Volatility Does Not Earn Credibility

Years ago, I had a boss who was emotionally unstable. He was quick to anger and got annoyed easily. He would often get upset about the smallest details. He was prone to irritation and annoyance.

He was well educated, talented, and bright, and when he was in a good mood, you couldn’t meet a nicer person.

But you never knew which temperament he would bring to work.

For a while, most of the team could tolerate his erratic personality, and I was too immature and scared to talk to him about the impact he was having on me.

It came to a head in a financial crisis. When the non-profit’s funding was in jeopardy, he was so stressed that we lost all confidence in him and most quit.

A true test of character – one of the cornerstones of credibility – is composure: poise under pressure. A self-confident manner provides steadiness and stability to those around you.

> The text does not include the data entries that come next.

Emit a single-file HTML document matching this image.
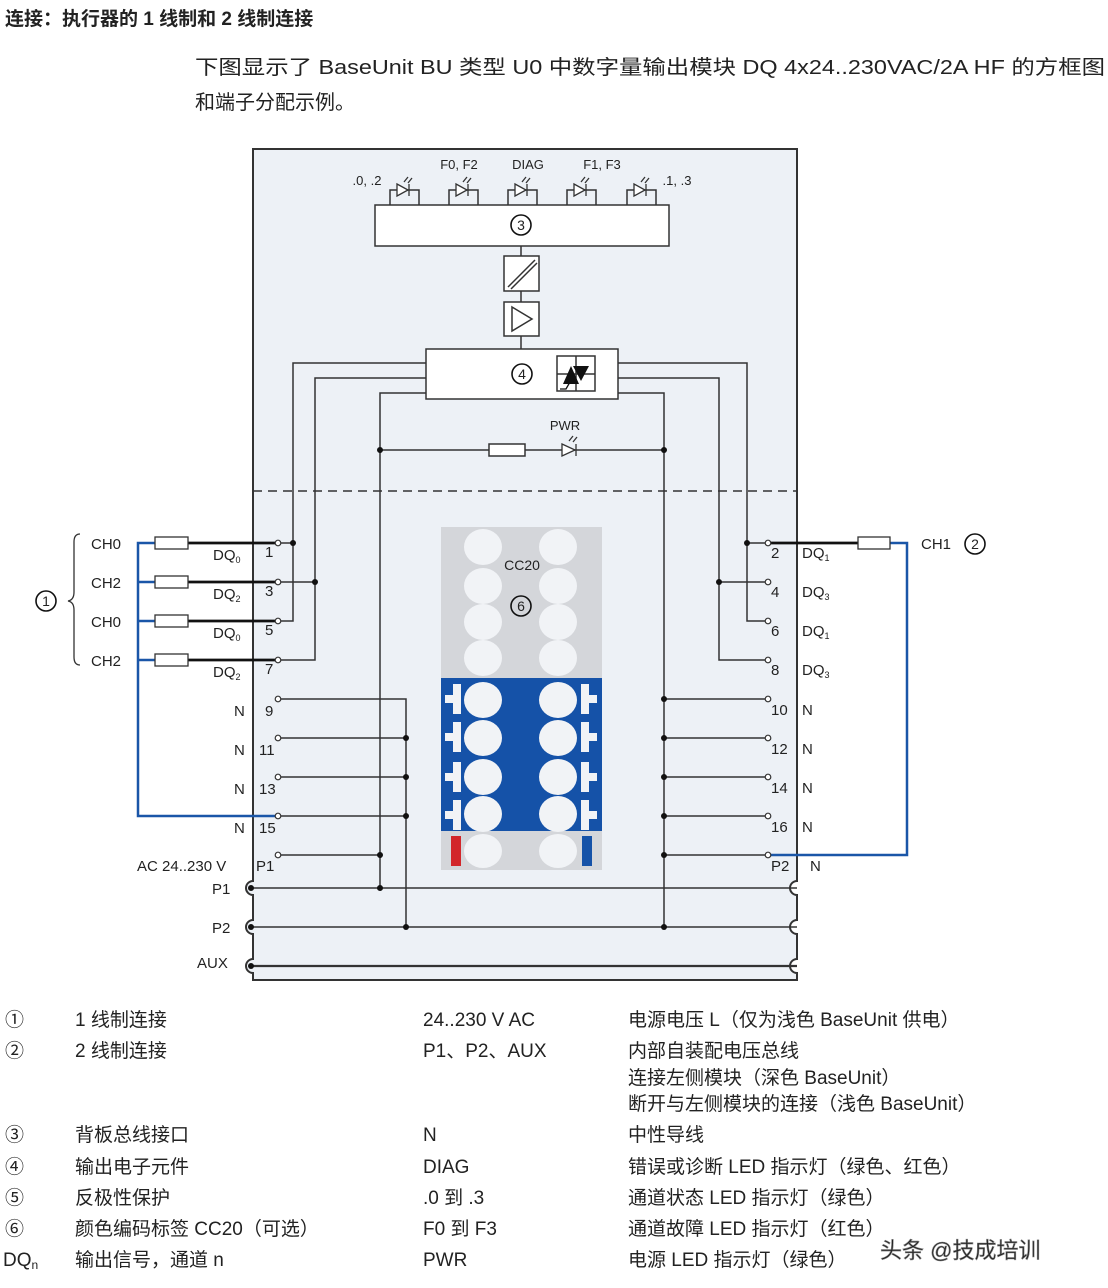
<!DOCTYPE html>
<html><head><meta charset="utf-8"><style>
html,body{margin:0;padding:0;background:#fff;}
svg{display:block;}
text{font-family:"Liberation Sans","Noto Sans CJK SC",sans-serif;fill:#222;}
</style></head><body>
<svg width="1108" height="1288" viewBox="0 0 1108 1288" xmlns="http://www.w3.org/2000/svg">
<rect width="1108" height="1288" fill="#fff"/>
<!-- title -->
<text x="5" y="25" font-size="19" font-weight="bold" fill="#111">连接：执行器的 1 线制和 2 线制连接</text>
<text x="195" y="74" font-size="20" textLength="910" lengthAdjust="spacingAndGlyphs">下图显示了 BaseUnit BU 类型 U0 中数字量输出模块 DQ 4x24..230VAC/2A HF 的方框图</text>
<text x="195" y="109" font-size="20">和端子分配示例。</text>

<!-- module body -->
<path d="M253,149 H797 V881 A7,7 0 0 0 797,895 V920 A7,7 0 0 0 797,934 V959 A7,7 0 0 0 797,973 V980 H253 V973 A7,7 0 0 1 253,959 V934 A7,7 0 0 1 253,920 V895 A7,7 0 0 1 253,881 Z" fill="#edf1f6" stroke="#333" stroke-width="2"/>
<line x1="253" y1="491" x2="797" y2="491" stroke="#333" stroke-width="1.5" stroke-dasharray="9,6"/>

<g stroke="#333" fill="none" stroke-width="1.5">
<g id="leds">
<path d="M390,205 V190 H419 V205"/><path d="M449,205 V190 H478 V205"/><path d="M508,205 V190 H537 V205"/><path d="M567,205 V190 H596 V205"/><path d="M627,205 V190 H656 V205"/>
</g>
<rect x="375" y="205" width="294" height="41" fill="#fff"/>
<line x1="521" y1="246" x2="521" y2="256"/>
<rect x="504" y="256" width="35" height="35" fill="#fff"/>
<line x1="508" y1="287" x2="535" y2="260"/><line x1="511" y1="289" x2="537" y2="263"/>
<line x1="521" y1="291" x2="521" y2="302"/>
<rect x="504" y="302" width="35" height="34" fill="#fff"/>
<path d="M512,307 L532,319 L512,331 Z"/>
<line x1="521" y1="336" x2="521" y2="349"/>
<rect x="426" y="349" width="192" height="50" fill="#fff"/>
<rect x="557" y="356" width="38" height="35" fill="#fff"/>
<line x1="576" y1="356" x2="576" y2="391"/><line x1="557" y1="374" x2="595" y2="374"/>
<path d="M426,363 H293 V621 H278"/>
<path d="M426,378 H315 V660 H278"/>
<path d="M426,393 H380 V888"/>
<path d="M618,363 H747 V621 H768"/>
<path d="M618,378 H719 V660 H768"/>
<path d="M618,393 H664 V927"/>
<line x1="293" y1="543" x2="278" y2="543"/>
<line x1="315" y1="582" x2="278" y2="582"/>
<line x1="747" y1="543" x2="768" y2="543"/>
<line x1="719" y1="582" x2="768" y2="582"/>
<line x1="380" y1="450" x2="664" y2="450"/>
<rect x="489" y="444" width="36" height="12" fill="#fff"/>
<path d="M278,699 H406 V927"/>
<line x1="278" y1="738" x2="406" y2="738"/>
<line x1="278" y1="777" x2="406" y2="777"/>
<line x1="278" y1="816" x2="406" y2="816"/>
<line x1="278" y1="855" x2="380" y2="855"/>
<line x1="664" y1="699" x2="768" y2="699"/>
<line x1="664" y1="738" x2="768" y2="738"/>
<line x1="664" y1="777" x2="768" y2="777"/>
<line x1="664" y1="816" x2="768" y2="816"/>
<line x1="664" y1="855" x2="768" y2="855"/>
<line x1="250" y1="888" x2="797" y2="888"/>
<line x1="250" y1="927" x2="797" y2="927"/>
<line x1="250" y1="966" x2="797" y2="966" stroke-width="2.2"/>
</g>
<g fill="#fff" stroke="#333" stroke-width="1.3">
<path d="M397,184 L408,190 L397,196 Z"/><line x1="409" y1="184" x2="409" y2="196"/><path d="M404,182 l4,-5 M408,183 l4,-5" fill="none"/>
<path d="M456,184 L467,190 L456,196 Z"/><line x1="468" y1="184" x2="468" y2="196"/><path d="M463,182 l4,-5 M467,183 l4,-5" fill="none"/>
<path d="M515,184 L526,190 L515,196 Z"/><line x1="527" y1="184" x2="527" y2="196"/><path d="M522,182 l4,-5 M526,183 l4,-5" fill="none"/>
<path d="M574,184 L585,190 L574,196 Z"/><line x1="586" y1="184" x2="586" y2="196"/><path d="M581,182 l4,-5 M585,183 l4,-5" fill="none"/>
<path d="M634,184 L645,190 L634,196 Z"/><line x1="646" y1="184" x2="646" y2="196"/><path d="M641,182 l4,-5 M645,183 l4,-5" fill="none"/>
<path d="M562,444 L575,450 L562,456 Z"/><line x1="576" y1="444" x2="576" y2="456"/><path d="M569,441 l4,-5 M573,442 l4,-5" fill="none"/>
</g>
<path d="M563,384 L571,366 L579,384 Z M573,366 L589,366 L581,381 Z" fill="#111"/>
<path d="M560,389 H566 L570,382" fill="none" stroke="#111" stroke-width="1.3"/>
<g fill="#fff" stroke="#111" stroke-width="1.6">
<circle cx="521" cy="225" r="10"/><circle cx="522" cy="374" r="10"/>
<circle cx="46" cy="601" r="10"/><circle cx="975" cy="544" r="10"/>
</g>
<g font-size="14" text-anchor="middle">
<text x="521" y="230">3</text><text x="522" y="379">4</text><text x="46" y="606">1</text><text x="975" y="549">2</text>
</g>
<g font-size="13" text-anchor="middle">
<text x="367" y="185">.0, .2</text><text x="459" y="169">F0, F2</text><text x="528" y="169">DIAG</text><text x="602" y="169">F1, F3</text><text x="677" y="185">.1, .3</text>
<text x="565" y="430">PWR</text>
</g>

<rect x="441" y="527" width="161" height="343" fill="#d4d6da"/>
<rect x="441" y="678" width="161" height="153" fill="#1552a8"/>
<g fill="#f1f3f6">
<ellipse cx="483" cy="547" rx="19" ry="18"/><ellipse cx="558" cy="547" rx="19" ry="18"/>
<ellipse cx="483" cy="586" rx="19" ry="18"/><ellipse cx="558" cy="586" rx="19" ry="18"/>
<ellipse cx="483" cy="622" rx="19" ry="18"/><ellipse cx="558" cy="622" rx="19" ry="18"/>
<ellipse cx="483" cy="658" rx="19" ry="18"/><ellipse cx="558" cy="658" rx="19" ry="18"/>
<ellipse cx="483" cy="700" rx="19" ry="18"/><ellipse cx="558" cy="700" rx="19" ry="18"/>
<ellipse cx="483" cy="738" rx="19" ry="18"/><ellipse cx="558" cy="738" rx="19" ry="18"/>
<ellipse cx="483" cy="777" rx="19" ry="18"/><ellipse cx="558" cy="777" rx="19" ry="18"/>
<ellipse cx="483" cy="814" rx="19" ry="18"/><ellipse cx="558" cy="814" rx="19" ry="18"/>
<ellipse cx="483" cy="851" rx="19" ry="17"/><ellipse cx="558" cy="851" rx="19" ry="17"/>
<rect x="453" y="684" width="8" height="30"/><rect x="445" y="695" width="10" height="8"/>
<rect x="453" y="722" width="8" height="30"/><rect x="445" y="733" width="10" height="8"/>
<rect x="453" y="762" width="8" height="30"/><rect x="445" y="773" width="10" height="8"/>
<rect x="453" y="800" width="8" height="30"/><rect x="445" y="811" width="10" height="8"/>
<rect x="581" y="684" width="8" height="30"/><rect x="587" y="695" width="10" height="8"/>
<rect x="581" y="722" width="8" height="30"/><rect x="587" y="733" width="10" height="8"/>
<rect x="581" y="762" width="8" height="30"/><rect x="587" y="773" width="10" height="8"/>
<rect x="581" y="800" width="8" height="30"/><rect x="587" y="811" width="10" height="8"/>
</g>
<rect x="451" y="836" width="10" height="30" fill="#d2262a"/>
<rect x="582" y="836" width="10" height="30" fill="#1552a8"/>
<text x="522" y="570" font-size="14" text-anchor="middle">CC20</text>
<circle cx="521" cy="606" r="10" fill="none" stroke="#111" stroke-width="1.6"/>
<text x="521" y="611" font-size="14" text-anchor="middle">6</text>

<g stroke="#1a56a8" stroke-width="2.5" fill="none">
<path d="M155,543 H138 V816 H278"/>
<line x1="138" y1="582" x2="155" y2="582"/><line x1="138" y1="621" x2="155" y2="621"/><line x1="138" y1="660" x2="155" y2="660"/>
<path d="M890,543 H907 V855 H768"/>
</g>
<g stroke="#111" stroke-width="2.8">
<line x1="188" y1="543" x2="278" y2="543"/><line x1="188" y1="582" x2="278" y2="582"/>
<line x1="188" y1="621" x2="278" y2="621"/><line x1="188" y1="660" x2="278" y2="660"/>
<line x1="768" y1="543" x2="858" y2="543"/>
</g>
<g fill="#fff" stroke="#333" stroke-width="1.3">
<rect x="155" y="537" width="33" height="12"/><rect x="155" y="576" width="33" height="12"/>
<rect x="155" y="615" width="33" height="12"/><rect x="155" y="654" width="33" height="12"/>
<rect x="858" y="537" width="32" height="12"/>
</g>
<path d="M80,534 Q74,534 74,542 V592 Q74,600 68,601 Q74,602 74,610 V657 Q74,665 80,665" fill="none" stroke="#333" stroke-width="1.3"/>
<g fill="#fff" stroke="#333" stroke-width="1.2">
<circle cx="278" cy="543" r="2.8"/><circle cx="278" cy="582" r="2.8"/><circle cx="278" cy="621" r="2.8"/><circle cx="278" cy="660" r="2.8"/>
<circle cx="278" cy="699" r="2.8"/><circle cx="278" cy="738" r="2.8"/><circle cx="278" cy="777" r="2.8"/><circle cx="278" cy="816" r="2.8"/><circle cx="278" cy="855" r="2.8"/>
<circle cx="768" cy="543" r="2.8"/><circle cx="768" cy="582" r="2.8"/><circle cx="768" cy="621" r="2.8"/><circle cx="768" cy="660" r="2.8"/>
<circle cx="768" cy="699" r="2.8"/><circle cx="768" cy="738" r="2.8"/><circle cx="768" cy="777" r="2.8"/><circle cx="768" cy="816" r="2.8"/><circle cx="768" cy="855" r="2.8"/>
</g>
<g fill="#111">
<circle cx="293" cy="543" r="3"/><circle cx="315" cy="582" r="3"/><circle cx="747" cy="543" r="3"/><circle cx="719" cy="582" r="3"/>
<circle cx="380" cy="450" r="3"/><circle cx="664" cy="450" r="3"/>
<circle cx="406" cy="738" r="3"/><circle cx="406" cy="777" r="3"/><circle cx="406" cy="816" r="3"/><circle cx="406" cy="927" r="3"/>
<circle cx="380" cy="855" r="3"/><circle cx="380" cy="888" r="3"/>
<circle cx="664" cy="699" r="3"/><circle cx="664" cy="738" r="3"/><circle cx="664" cy="777" r="3"/><circle cx="664" cy="816" r="3"/><circle cx="664" cy="855" r="3"/><circle cx="664" cy="927" r="3"/>
<circle cx="251" cy="888" r="3"/><circle cx="251" cy="927" r="3"/><circle cx="251" cy="966" r="3"/>
</g>
<g font-size="15">
<text x="91" y="549">CH0</text><text x="91" y="588">CH2</text><text x="91" y="627">CH0</text><text x="91" y="666">CH2</text>
<text x="213" y="560">DQ<tspan font-size="9" dy="3">0</tspan></text>
<text x="213" y="599">DQ<tspan font-size="9" dy="3">2</tspan></text>
<text x="213" y="638">DQ<tspan font-size="9" dy="3">0</tspan></text>
<text x="213" y="677">DQ<tspan font-size="9" dy="3">2</tspan></text>
<text x="265" y="557">1</text><text x="265" y="596">3</text><text x="265" y="635">5</text><text x="265" y="674">7</text>
<text x="265" y="716">9</text><text x="259" y="755">11</text><text x="259" y="794">13</text><text x="259" y="833">15</text>
<text x="234" y="716">N</text><text x="234" y="755">N</text><text x="234" y="794">N</text><text x="234" y="833">N</text>
<text x="137" y="871">AC 24..230 V</text><text x="256" y="871">P1</text>
<text x="212" y="894">P1</text><text x="212" y="933">P2</text><text x="197" y="968">AUX</text>
<text x="771" y="558">2</text><text x="771" y="597">4</text><text x="771" y="636">6</text><text x="771" y="675">8</text>
<text x="771" y="715">10</text><text x="771" y="754">12</text><text x="771" y="793">14</text><text x="771" y="832">16</text>
<text x="771" y="871">P2</text><text x="810" y="871">N</text>
<text x="802" y="558">DQ<tspan font-size="9" dy="3">1</tspan></text>
<text x="802" y="597">DQ<tspan font-size="9" dy="3">3</tspan></text>
<text x="802" y="636">DQ<tspan font-size="9" dy="3">1</tspan></text>
<text x="802" y="675">DQ<tspan font-size="9" dy="3">3</tspan></text>
<text x="802" y="715">N</text><text x="802" y="754">N</text><text x="802" y="793">N</text><text x="802" y="832">N</text>
<text x="921" y="549">CH1</text>
</g>

<g font-size="19">
<text x="5" y="1026">①</text><text x="75" y="1026">1 线制连接</text><text x="423" y="1026">24..230 V AC</text><text x="628" y="1026">电源电压 L（仅为浅色 BaseUnit 供电）</text>
<text x="5" y="1057">②</text><text x="75" y="1057">2 线制连接</text><text x="423" y="1057">P1、P2、AUX</text><text x="628" y="1057">内部自装配电压总线</text>
<text x="628" y="1084">连接左侧模块（深色 BaseUnit）</text>
<text x="628" y="1110">断开与左侧模块的连接（浅色 BaseUnit）</text>
<text x="5" y="1141">③</text><text x="75" y="1141">背板总线接口</text><text x="423" y="1141">N</text><text x="628" y="1141">中性导线</text>
<text x="5" y="1173">④</text><text x="75" y="1173">输出电子元件</text><text x="423" y="1173">DIAG</text><text x="628" y="1173">错误或诊断 LED 指示灯（绿色、红色）</text>
<text x="5" y="1204">⑤</text><text x="75" y="1204">反极性保护</text><text x="423" y="1204">.0 到 .3</text><text x="628" y="1204">通道状态 LED 指示灯（绿色）</text>
<text x="5" y="1235">⑥</text><text x="75" y="1235">颜色编码标签 CC20（可选）</text><text x="423" y="1235">F0 到 F3</text><text x="628" y="1235">通道故障 LED 指示灯（红色）</text>
<text x="3" y="1266">DQ<tspan font-size="12" dy="3">n</tspan></text><text x="75" y="1266">输出信号，通道 n</text><text x="423" y="1266">PWR</text><text x="628" y="1266">电源 LED 指示灯（绿色）</text>
</g>
<text x="880" y="1258" font-size="22" fill="#fff" stroke="#888" stroke-width="0.6">头条 @技成培训</text>
</svg>
</body></html>
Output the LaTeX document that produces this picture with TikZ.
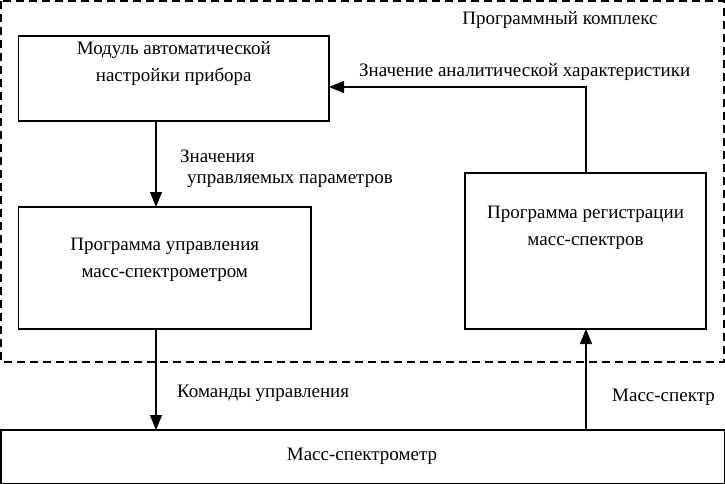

Three suggested strategies for gaining composure:

1. Acknowledge that losing your temper is never appropriate. It is not impressive or tough. It’s a mistake. It’s weakness, not strength. If you lose your temper once, I’ll be uncertain when you’ll lose it next. Emotional volatility is not only inappropriate, it erodes credibility and trust.

2. Recognize volatility within you. This can be tricky because anxiety, instability, and a quickness to anger can be so familiar we don’t see its effect on others. Be sure to get regular feedback from the people in your life.

3. Get some coaching. Learning to develop composure without shutting off emotions requires a level of precision and skill that rarely can be done alone.